Осенью 2014 года я впервые попала в АТО как доброволец. Если ограничиться парой строк, то устроиться в роту мне помогли знакомые. Убивала ли я? Да, убивала. Стреляла из АК и пулемета, доставала раненых, выезжала с группами на задания, корежилась от холода в подвалах оставленных домов и делала еще массу вещей, которые раньше не могла себе даже представить. Потом возвращалась домой: говорила сестре, что работаю пресс-секретарем, и даже пыталась скрывать, что в университете меня, мягко говоря, уже никто не ждет.
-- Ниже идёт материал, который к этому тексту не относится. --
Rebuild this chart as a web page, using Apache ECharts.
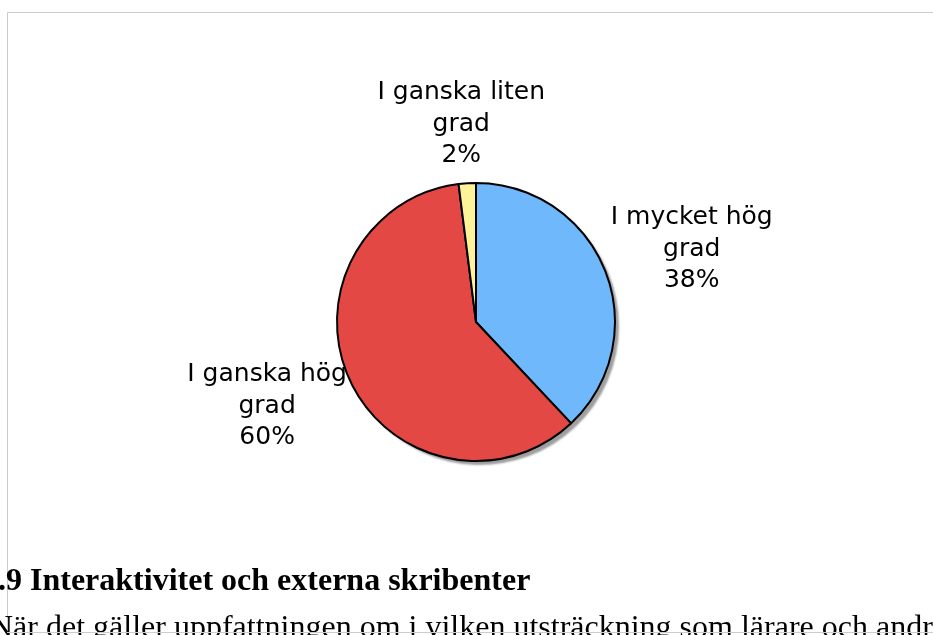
<!DOCTYPE html>
<html>
<head>
<meta charset="utf-8">
<script src="https://cdn.jsdelivr.net/npm/echarts@6/dist/echarts.min.js"></script>
<style>
html,body{margin:0;padding:0;background:#fff;}
#c{width:933px;height:635px;}
</style>
</head>
<body>
<div id="c"></div>
<script>
const categories = ['I mycket hög grad', 'I ganska hög grad', 'I ganska liten grad'];
const values = [38, 60, 2];
const colors = ['#6fb8fb', '#e34845', '#fff39a'];
const heading = '.9 Interaktivitet och externa skribenter';
const bodyText = 'När det gäller uppfattningen om i vilken utsträckning som lärare och andra';

const CX = 476, CY = 322, R = 139, GAP = 12;
const total = values.reduce((a, b) => a + b, 0);
const mids = [];
let acc = 0;
values.forEach(v => { mids.push((acc + v / 2) / total * 2 * Math.PI); acc += v; });

const chart = echarts.init(document.getElementById('c'), null, {renderer: 'canvas'});
chart.setOption({
  backgroundColor: '#fff',
  animation: false,
  graphic: [
    {type: 'polyline', silent: true, shape: {points: [[7.5, 640], [7.5, 12.5], [940, 12.5]]}, style: {stroke: '#cccccc', lineWidth: 1, fill: null}},
    {type: 'text', silent: true, left: -2, top: 566, style: {text: heading, font: 'bold 32px "Liberation Serif", "DejaVu Serif", serif', fill: '#000'}},
    {type: 'text', silent: true, left: -10, top: 613, style: {text: bodyText, font: '32px "Liberation Serif", "DejaVu Serif", serif', fill: '#000'}},
    {type: 'line', silent: true, shape: {x1: 7, y1: 632.5, x2: 940, y2: 632.5}, style: {stroke: '#cccccc', lineWidth: 1}}
  ],
  series: [{
    // shadow layer beneath the pie
    type: 'pie',
    z: 1,
    silent: true,
    center: [CX, CY],
    radius: R,
    startAngle: 90,
    data: categories.map((n, i) => ({name: n, value: values[i]})),
    itemStyle: {
      color: '#999', borderWidth: 0,
      shadowColor: 'rgba(0,0,0,0.38)', shadowBlur: 2, shadowOffsetX: 4, shadowOffsetY: 4
    },
    label: {show: false},
    labelLine: {show: false},
    emphasis: {disabled: true},
    tooltip: {show: false}
  }, {
    type: 'pie',
    z: 2,
    center: [CX, CY],
    radius: R,
    startAngle: 90,
    clockwise: true,
    avoidLabelOverlap: false,
    data: categories.map((n, i) => ({name: n, value: values[i], itemStyle: {color: colors[i]}})),
    itemStyle: {borderColor: '#000', borderWidth: 2},
    emphasis: {disabled: true},
    label: {
      show: true,
      position: 'outside',
      formatter: p => p.name.replace(/ (\S+)$/, '\n$1') + '\n' + p.percent + '%',
      fontFamily: '"DejaVu Sans", Verdana, sans-serif',
      fontSize: 25,
      lineHeight: 31.5,
      color: '#000',
      align: 'center'
    },
    labelLine: {show: false},
    labelLayout: function (params) {
      const i = params.dataIndex;
      const a = mids[i];
      const dx = Math.sin(a), dy = -Math.cos(a);
      const ax = CX + (R + GAP) * dx, ay = CY + (R + GAP) * dy;
      const w = params.labelRect.width, h = params.labelRect.height;
      return {x: ax + dx * w / 2, y: ay + dy * h / 2, align: 'center', verticalAlign: 'middle'};
    }
  }]
});
</script>
</body>
</html>
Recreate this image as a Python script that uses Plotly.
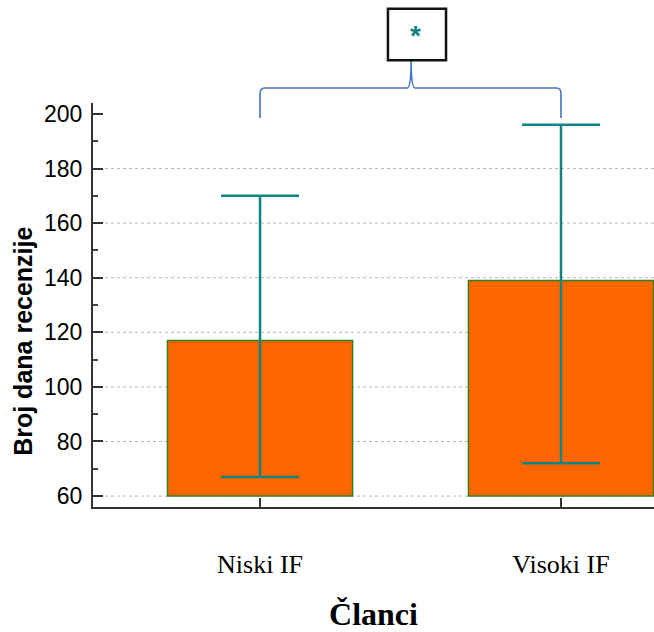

В чем проявляется моя зависимость от войны? Это вы ее так называете. А я просто сделала свой выбор. И решила, что там мне проще. Мою мотивацию может объяснить один случай.

Как-то во время одной из ротаций я познакомилась с парнем. Это был февраль 2015 года – мы только что потеряли Донецкий аэропорт. Я старалась отвлечься от пережитого, даже подумывала уже не возвращаться в АТО.

Как-то мы гуляли по городу, и парень, который носил мне цветы и водил в кино, вдруг стал рассказывать, что надо бы ноут починить, новый мобильный купить и еще тачку бы – без "колес" сейчас вообще никуда. Это было резкое осознание того, что возле меня стоит… Не то, чтобы «не мужик», но явно не тот, кто мне нужен.

Позже что-то подобное в разных вариациях повторилось с просто друзьями. Они знали, откуда я вернулась, но им было как-то не до войны. Так и многим другим украинцам – не до АТО, пока необъявленная война не коснется их самих.

И пусть кто-то считает, что мы больные и зависимые. Для меня желание вернуться на войну – это желание помочь своей стране. Не более и не менее".